Global Ports’ terminals are located in the Baltic and Far East Basins, key regions for foreign trade cargo flows. Global Ports operates five container terminals in Russia (Petrolesport, First Container Terminal, Ust-Luga Container Terminal[2] and Moby Dik[3] in the Russian Baltics, and Vostochnaya Stevedoring Company in the Russian Far East) and two container terminals in Finland[4] (Multi-Link Terminals in Helsinki and Kotka). Global Ports also owns inland container terminal Yanino Logistics Park[5] located in the vicinity of St. Petersburg.
Global Ports’ revenue for 2019 was USD 361.9 million and Adjusted EBITDA was USD 226.9 million. Consolidated Marine Container Throughput was 1,439 thousand TEU in 2019.

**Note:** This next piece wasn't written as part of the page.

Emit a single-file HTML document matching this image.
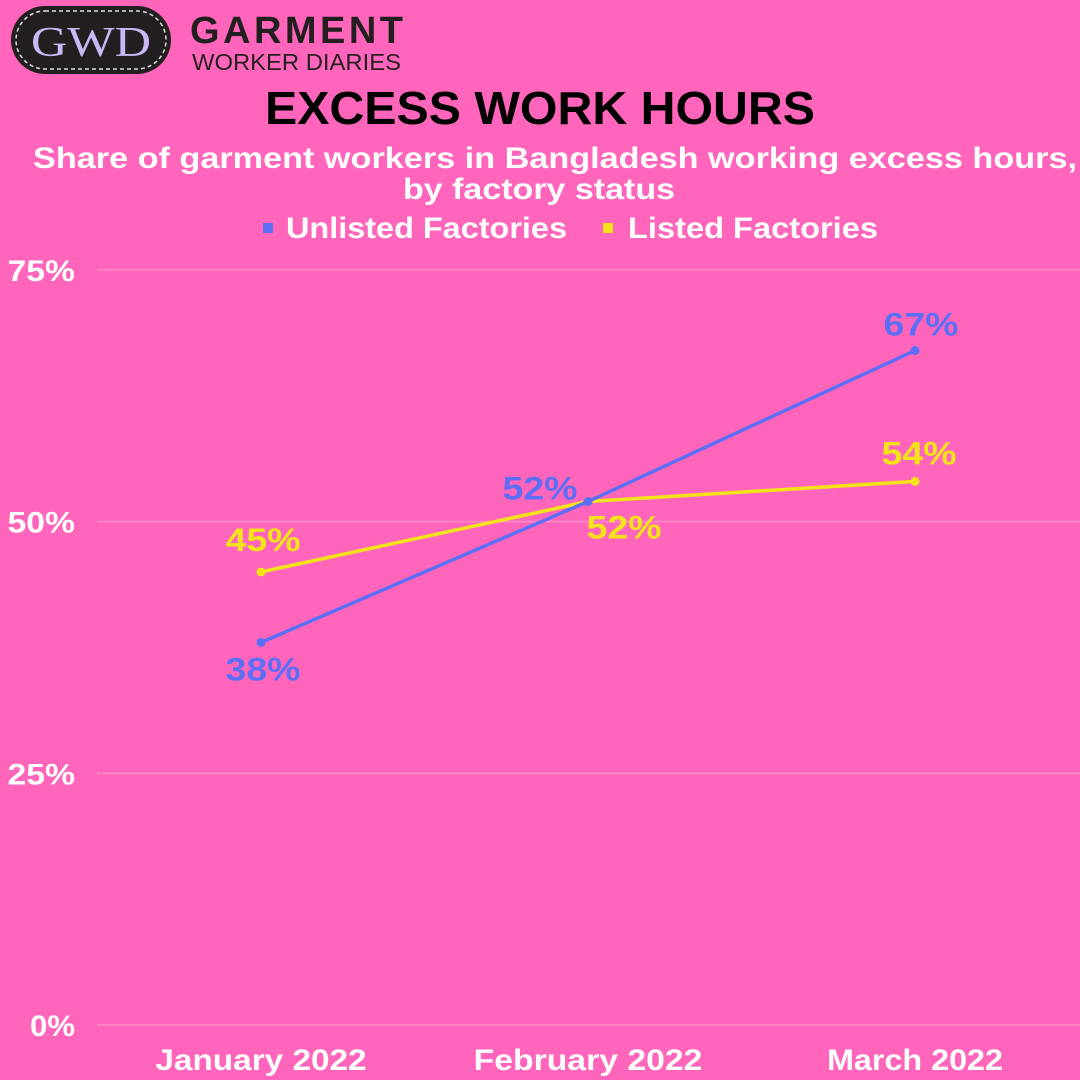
<!DOCTYPE html>
<html><head><meta charset="utf-8"><style>
html,body{margin:0;padding:0;background:#FF66BB;}
svg{display:block;font-family:"Liberation Sans",sans-serif;}
</style></head><body>
<svg width="1080" height="1080" viewBox="0 0 1080 1080">
<rect width="1080" height="1080" fill="#FF66BB"/>
<g>
<rect x="11" y="6" width="160" height="68" rx="34" fill="#231f20"/>
<rect x="16" y="11" width="150" height="58" rx="29" fill="none" stroke="#ddd" stroke-width="1.5" stroke-dasharray="4 3"/>
<text x="91" y="56" text-anchor="middle" font-family="Liberation Serif,serif" font-size="42" fill="#c9b8f5" textLength="120" lengthAdjust="spacingAndGlyphs">GWD</text>
<text x="190" y="43" font-size="38" font-weight="bold" fill="#231f20" textLength="213" lengthAdjust="spacing">GARMENT</text>
<text x="192" y="70" font-size="23" fill="#231f20" textLength="209" lengthAdjust="spacingAndGlyphs">WORKER DIARIES</text>
</g>
<text x="265" y="124" font-size="46" font-weight="bold" fill="#000" textLength="550" lengthAdjust="spacingAndGlyphs">EXCESS WORK HOURS</text>
<text x="33" y="168" font-size="30" font-weight="bold" fill="#fff" textLength="1044" lengthAdjust="spacingAndGlyphs">Share of garment workers in Bangladesh working excess hours,</text>
<text x="403" y="199" font-size="30" font-weight="bold" fill="#fff" textLength="272" lengthAdjust="spacingAndGlyphs">by factory status</text>
<g>
<rect x="263" y="223" width="10" height="10" fill="#5B6EF5"/>
<text x="286" y="238" font-size="30" font-weight="bold" fill="#fff" textLength="281" lengthAdjust="spacingAndGlyphs">Unlisted Factories</text>
<rect x="603" y="223" width="10" height="10" fill="#F2E31A"/>
<text x="628" y="238" font-size="30" font-weight="bold" fill="#fff" textLength="250" lengthAdjust="spacingAndGlyphs">Listed Factories</text>
</g>
<g id="grid"></g><g id="series"></g><g id="labels"></g>
</svg>
<script>
const categories=["January 2022","February 2022","March 2022"];
const unlisted=[38,52,67];
const listed=[45,52,54];
const yTicks=[0,25,50,75];
const yTickLabels=["0%","25%","50%","75%"];
const NS="http://www.w3.org/2000/svg";
function y(v){return 1025-(v/75)*(1025-270);}
function x(i){return 261+i*327;}
function mk(tag,attrs,parent){const e=document.createElementNS(NS,tag);for(const k in attrs)e.setAttribute(k,attrs[k]);parent.appendChild(e);return e;}
const grid=document.getElementById('grid'),ser=document.getElementById('series'),lab=document.getElementById('labels');
yTicks.forEach((t,i)=>{
 const l=mk('line',{x1:97,x2:1080,y1:y(t),y2:y(t),stroke:'#ff8cc9','stroke-width':1.5},grid);
 
 
 const s=yTickLabels[i];
 const tx=mk('text',{x:75,y:y(t)+11,'text-anchor':'end','font-size':30,'font-weight':'bold',fill:'#fff',textLength:s.length*22.5,lengthAdjust:'spacingAndGlyphs'},grid);
 tx.textContent=s;
 
 
});
categories.forEach((c,i)=>{
 const tx=mk('text',{x:x(i),y:1070,'text-anchor':'middle','font-size':30,'font-weight':'bold',fill:'#fff',textLength:c.length*17.6,lengthAdjust:'spacingAndGlyphs'},grid);
 tx.textContent=c;
 
 
});
function draw(vals,color,name,offs){
 const p=mk('polyline',{points:vals.map((v,i)=>x(i)+','+y(v)).join(' '),fill:'none',stroke:color,'stroke-width':3.5},ser);
 
 
 vals.forEach((v,i)=>{
  const c=mk('circle',{cx:x(i),cy:y(v),r:4.5,fill:color},ser);
  
  
  const t=mk('text',{x:x(i)+offs[i][0],y:y(v)+offs[i][1],'text-anchor':'middle','font-size':32,'font-weight':'bold',fill:color,textLength:75,lengthAdjust:'spacingAndGlyphs'},lab);
  t.textContent=v+'%';
  
  
 });
}
draw(listed,'#F2E31A','listed',[[2,-21],[36,37],[4,-17]]);
draw(unlisted,'#5B6EF5','unlisted',[[2,38],[-48,-2],[6,-15]]);
</script>
</body></html>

Global Ports’ major shareholders are Delo Group, one of the largest private transportation and logistics holding companies in Russia (30.75%), and APM Terminals B.V. (30.75%), whose core expertise is the design, construction, management and operation of ports, terminals and inland services. APM Terminals operate a terminal network of 74 terminals globally. 20.5% of Global Ports shares are traded in the form of global depositary receipts listed on the Main Market of the London Stock Exchange (LSE ticker: GLPR).